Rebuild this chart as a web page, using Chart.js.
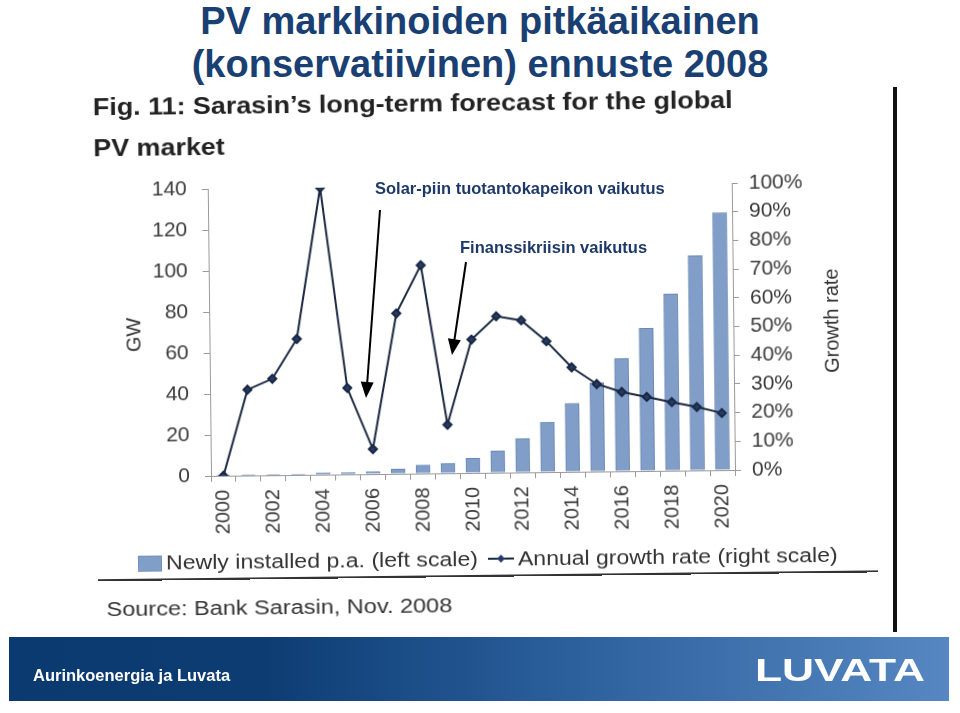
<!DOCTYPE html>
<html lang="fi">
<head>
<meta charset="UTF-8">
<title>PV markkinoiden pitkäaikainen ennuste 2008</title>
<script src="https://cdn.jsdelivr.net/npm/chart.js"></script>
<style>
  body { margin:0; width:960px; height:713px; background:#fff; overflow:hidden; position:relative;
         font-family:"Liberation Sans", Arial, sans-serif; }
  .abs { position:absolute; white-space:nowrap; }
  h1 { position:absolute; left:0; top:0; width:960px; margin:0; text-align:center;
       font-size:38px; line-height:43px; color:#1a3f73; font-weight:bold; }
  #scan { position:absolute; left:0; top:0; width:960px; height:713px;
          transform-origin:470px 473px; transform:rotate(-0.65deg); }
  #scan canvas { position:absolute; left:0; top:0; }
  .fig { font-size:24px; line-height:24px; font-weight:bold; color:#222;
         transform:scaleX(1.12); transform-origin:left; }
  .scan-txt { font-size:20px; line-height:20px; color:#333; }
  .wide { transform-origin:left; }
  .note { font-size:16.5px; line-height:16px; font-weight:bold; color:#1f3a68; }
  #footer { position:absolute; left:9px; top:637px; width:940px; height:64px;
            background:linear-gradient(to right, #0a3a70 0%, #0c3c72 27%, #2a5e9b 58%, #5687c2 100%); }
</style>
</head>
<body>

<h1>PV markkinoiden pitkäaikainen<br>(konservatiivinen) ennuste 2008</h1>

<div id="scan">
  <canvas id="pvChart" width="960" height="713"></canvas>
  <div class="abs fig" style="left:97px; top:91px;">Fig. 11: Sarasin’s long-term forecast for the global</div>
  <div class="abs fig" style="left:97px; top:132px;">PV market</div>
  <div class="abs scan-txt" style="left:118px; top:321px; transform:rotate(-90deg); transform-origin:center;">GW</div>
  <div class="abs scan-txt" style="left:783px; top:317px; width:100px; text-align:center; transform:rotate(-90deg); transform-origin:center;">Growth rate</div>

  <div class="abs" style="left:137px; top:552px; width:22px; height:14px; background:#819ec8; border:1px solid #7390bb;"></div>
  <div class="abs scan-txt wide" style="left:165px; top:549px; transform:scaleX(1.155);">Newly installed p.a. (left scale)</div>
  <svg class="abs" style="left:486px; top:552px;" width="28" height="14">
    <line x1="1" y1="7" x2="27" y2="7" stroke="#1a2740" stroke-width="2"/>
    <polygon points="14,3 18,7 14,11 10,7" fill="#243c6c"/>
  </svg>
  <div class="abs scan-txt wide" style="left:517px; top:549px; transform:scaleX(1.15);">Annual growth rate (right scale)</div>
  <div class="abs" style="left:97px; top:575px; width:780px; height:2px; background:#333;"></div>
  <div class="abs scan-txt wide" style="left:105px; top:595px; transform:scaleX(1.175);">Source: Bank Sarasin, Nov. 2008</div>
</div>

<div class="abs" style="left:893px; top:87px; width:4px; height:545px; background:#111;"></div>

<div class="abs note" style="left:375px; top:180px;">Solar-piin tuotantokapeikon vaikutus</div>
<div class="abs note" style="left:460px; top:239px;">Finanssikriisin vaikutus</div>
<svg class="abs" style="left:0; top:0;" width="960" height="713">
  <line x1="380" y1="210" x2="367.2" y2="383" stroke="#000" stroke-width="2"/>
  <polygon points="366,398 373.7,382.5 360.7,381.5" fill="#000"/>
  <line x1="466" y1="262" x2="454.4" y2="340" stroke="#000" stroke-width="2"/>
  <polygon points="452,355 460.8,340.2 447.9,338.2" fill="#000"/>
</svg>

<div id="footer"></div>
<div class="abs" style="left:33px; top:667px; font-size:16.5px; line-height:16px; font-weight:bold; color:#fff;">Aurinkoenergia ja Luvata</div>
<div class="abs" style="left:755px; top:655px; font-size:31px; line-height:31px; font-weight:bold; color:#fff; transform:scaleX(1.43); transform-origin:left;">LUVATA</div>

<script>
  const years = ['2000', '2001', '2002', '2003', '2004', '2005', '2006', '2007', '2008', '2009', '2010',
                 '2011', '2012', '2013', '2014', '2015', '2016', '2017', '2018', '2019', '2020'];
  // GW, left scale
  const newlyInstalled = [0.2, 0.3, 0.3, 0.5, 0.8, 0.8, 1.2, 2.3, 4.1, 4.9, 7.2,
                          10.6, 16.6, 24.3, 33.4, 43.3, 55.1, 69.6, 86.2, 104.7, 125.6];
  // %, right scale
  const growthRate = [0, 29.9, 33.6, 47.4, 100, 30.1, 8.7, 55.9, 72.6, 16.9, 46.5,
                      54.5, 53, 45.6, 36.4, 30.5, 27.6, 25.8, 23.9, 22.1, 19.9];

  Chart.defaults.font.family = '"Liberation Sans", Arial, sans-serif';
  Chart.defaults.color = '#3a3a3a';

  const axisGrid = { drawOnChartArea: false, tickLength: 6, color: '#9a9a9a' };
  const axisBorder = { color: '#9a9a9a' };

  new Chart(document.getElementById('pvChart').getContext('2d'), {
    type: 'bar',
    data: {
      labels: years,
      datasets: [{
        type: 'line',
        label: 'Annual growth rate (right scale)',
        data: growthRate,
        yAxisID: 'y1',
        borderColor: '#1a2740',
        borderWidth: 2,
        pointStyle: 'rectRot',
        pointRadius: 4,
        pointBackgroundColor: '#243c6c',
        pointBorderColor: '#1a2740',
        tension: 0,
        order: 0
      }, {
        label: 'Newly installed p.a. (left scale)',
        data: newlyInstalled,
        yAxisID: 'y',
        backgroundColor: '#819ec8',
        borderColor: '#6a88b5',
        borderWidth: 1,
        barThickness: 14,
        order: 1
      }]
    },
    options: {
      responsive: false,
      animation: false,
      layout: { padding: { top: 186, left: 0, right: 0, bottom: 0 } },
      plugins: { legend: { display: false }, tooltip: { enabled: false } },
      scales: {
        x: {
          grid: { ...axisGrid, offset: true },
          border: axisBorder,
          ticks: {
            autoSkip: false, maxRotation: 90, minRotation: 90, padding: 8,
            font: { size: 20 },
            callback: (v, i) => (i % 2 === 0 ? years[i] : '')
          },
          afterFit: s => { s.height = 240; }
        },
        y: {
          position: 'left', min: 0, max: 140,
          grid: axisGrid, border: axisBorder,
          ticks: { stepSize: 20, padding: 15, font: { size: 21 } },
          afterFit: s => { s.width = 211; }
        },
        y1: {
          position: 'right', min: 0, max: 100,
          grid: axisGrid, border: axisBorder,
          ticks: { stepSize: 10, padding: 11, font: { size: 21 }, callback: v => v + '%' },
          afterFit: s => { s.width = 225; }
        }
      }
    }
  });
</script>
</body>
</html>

* _GOAL OF THE EXERCISE_:
Restate the data above word for word. Skip every picture.

* _SOLUTION TO THE PROBLEM_:
Rebuild this chart as a web page, using Chart.js.
<!DOCTYPE html>
<html lang="fi">
<head>
<meta charset="UTF-8">
<title>PV markkinoiden pitkäaikainen ennuste 2008</title>
<script src="https://cdn.jsdelivr.net/npm/chart.js"></script>
<style>
  body { margin:0; width:960px; height:713px; background:#fff; overflow:hidden; position:relative;
         font-family:"Liberation Sans", Arial, sans-serif; }
  .abs { position:absolute; white-space:nowrap; }
  h1 { position:absolute; left:0; top:0; width:960px; margin:0; text-align:center;
       font-size:38px; line-height:43px; color:#1a3f73; font-weight:bold; }
  #scan { position:absolute; left:0; top:0; width:960px; height:713px;
          transform-origin:470px 473px; transform:rotate(-0.65deg); }
  #scan canvas { position:absolute; left:0; top:0; }
  .fig { font-size:24px; line-height:24px; font-weight:bold; color:#222;
         transform:scaleX(1.12); transform-origin:left; }
  .scan-txt { font-size:20px; line-height:20px; color:#333; }
  .wide { transform-origin:left; }
  .note { font-size:16.5px; line-height:16px; font-weight:bold; color:#1f3a68; }
  #footer { position:absolute; left:9px; top:637px; width:940px; height:64px;
            background:linear-gradient(to right, #0a3a70 0%, #0c3c72 27%, #2a5e9b 58%, #5687c2 100%); }
</style>
</head>
<body>

<h1>PV markkinoiden pitkäaikainen<br>(konservatiivinen) ennuste 2008</h1>

<div id="scan">
  <canvas id="pvChart" width="960" height="713"></canvas>
  <div class="abs fig" style="left:97px; top:91px;">Fig. 11: Sarasin’s long-term forecast for the global</div>
  <div class="abs fig" style="left:97px; top:132px;">PV market</div>
  <div class="abs scan-txt" style="left:118px; top:321px; transform:rotate(-90deg); transform-origin:center;">GW</div>
  <div class="abs scan-txt" style="left:783px; top:317px; width:100px; text-align:center; transform:rotate(-90deg); transform-origin:center;">Growth rate</div>

  <div class="abs" style="left:137px; top:552px; width:22px; height:14px; background:#819ec8; border:1px solid #7390bb;"></div>
  <div class="abs scan-txt wide" style="left:165px; top:549px; transform:scaleX(1.155);">Newly installed p.a. (left scale)</div>
  <svg class="abs" style="left:486px; top:552px;" width="28" height="14">
    <line x1="1" y1="7" x2="27" y2="7" stroke="#1a2740" stroke-width="2"/>
    <polygon points="14,3 18,7 14,11 10,7" fill="#243c6c"/>
  </svg>
  <div class="abs scan-txt wide" style="left:517px; top:549px; transform:scaleX(1.15);">Annual growth rate (right scale)</div>
  <div class="abs" style="left:97px; top:575px; width:780px; height:2px; background:#333;"></div>
  <div class="abs scan-txt wide" style="left:105px; top:595px; transform:scaleX(1.175);">Source: Bank Sarasin, Nov. 2008</div>
</div>

<div class="abs" style="left:893px; top:87px; width:4px; height:545px; background:#111;"></div>

<div class="abs note" style="left:375px; top:180px;">Solar-piin tuotantokapeikon vaikutus</div>
<div class="abs note" style="left:460px; top:239px;">Finanssikriisin vaikutus</div>
<svg class="abs" style="left:0; top:0;" width="960" height="713">
  <line x1="380" y1="210" x2="367.2" y2="383" stroke="#000" stroke-width="2"/>
  <polygon points="366,398 373.7,382.5 360.7,381.5" fill="#000"/>
  <line x1="466" y1="262" x2="454.4" y2="340" stroke="#000" stroke-width="2"/>
  <polygon points="452,355 460.8,340.2 447.9,338.2" fill="#000"/>
</svg>

<div id="footer"></div>
<div class="abs" style="left:33px; top:667px; font-size:16.5px; line-height:16px; font-weight:bold; color:#fff;">Aurinkoenergia ja Luvata</div>
<div class="abs" style="left:755px; top:655px; font-size:31px; line-height:31px; font-weight:bold; color:#fff; transform:scaleX(1.43); transform-origin:left;">LUVATA</div>

<script>
  const years = ['2000', '2001', '2002', '2003', '2004', '2005', '2006', '2007', '2008', '2009', '2010',
                 '2011', '2012', '2013', '2014', '2015', '2016', '2017', '2018', '2019', '2020'];
  // GW, left scale
  const newlyInstalled = [0.2, 0.3, 0.3, 0.5, 0.8, 0.8, 1.2, 2.3, 4.1, 4.9, 7.2,
                          10.6, 16.6, 24.3, 33.4, 43.3, 55.1, 69.6, 86.2, 104.7, 125.6];
  // %, right scale
  const growthRate = [0, 29.9, 33.6, 47.4, 100, 30.1, 8.7, 55.9, 72.6, 16.9, 46.5,
                      54.5, 53, 45.6, 36.4, 30.5, 27.6, 25.8, 23.9, 22.1, 19.9];

  Chart.defaults.font.family = '"Liberation Sans", Arial, sans-serif';
  Chart.defaults.color = '#3a3a3a';

  const axisGrid = { drawOnChartArea: false, tickLength: 6, color: '#9a9a9a' };
  const axisBorder = { color: '#9a9a9a' };

  new Chart(document.getElementById('pvChart').getContext('2d'), {
    type: 'bar',
    data: {
      labels: years,
      datasets: [{
        type: 'line',
        label: 'Annual growth rate (right scale)',
        data: growthRate,
        yAxisID: 'y1',
        borderColor: '#1a2740',
        borderWidth: 2,
        pointStyle: 'rectRot',
        pointRadius: 4,
        pointBackgroundColor: '#243c6c',
        pointBorderColor: '#1a2740',
        tension: 0,
        order: 0
      }, {
        label: 'Newly installed p.a. (left scale)',
        data: newlyInstalled,
        yAxisID: 'y',
        backgroundColor: '#819ec8',
        borderColor: '#6a88b5',
        borderWidth: 1,
        barThickness: 14,
        order: 1
      }]
    },
    options: {
      responsive: false,
      animation: false,
      layout: { padding: { top: 186, left: 0, right: 0, bottom: 0 } },
      plugins: { legend: { display: false }, tooltip: { enabled: false } },
      scales: {
        x: {
          grid: { ...axisGrid, offset: true },
          border: axisBorder,
          ticks: {
            autoSkip: false, maxRotation: 90, minRotation: 90, padding: 8,
            font: { size: 20 },
            callback: (v, i) => (i % 2 === 0 ? years[i] : '')
          },
          afterFit: s => { s.height = 240; }
        },
        y: {
          position: 'left', min: 0, max: 140,
          grid: axisGrid, border: axisBorder,
          ticks: { stepSize: 20, padding: 15, font: { size: 21 } },
          afterFit: s => { s.width = 211; }
        },
        y1: {
          position: 'right', min: 0, max: 100,
          grid: axisGrid, border: axisBorder,
          ticks: { stepSize: 10, padding: 11, font: { size: 21 }, callback: v => v + '%' },
          afterFit: s => { s.width = 225; }
        }
      }
    }
  });
</script>
</body>
</html>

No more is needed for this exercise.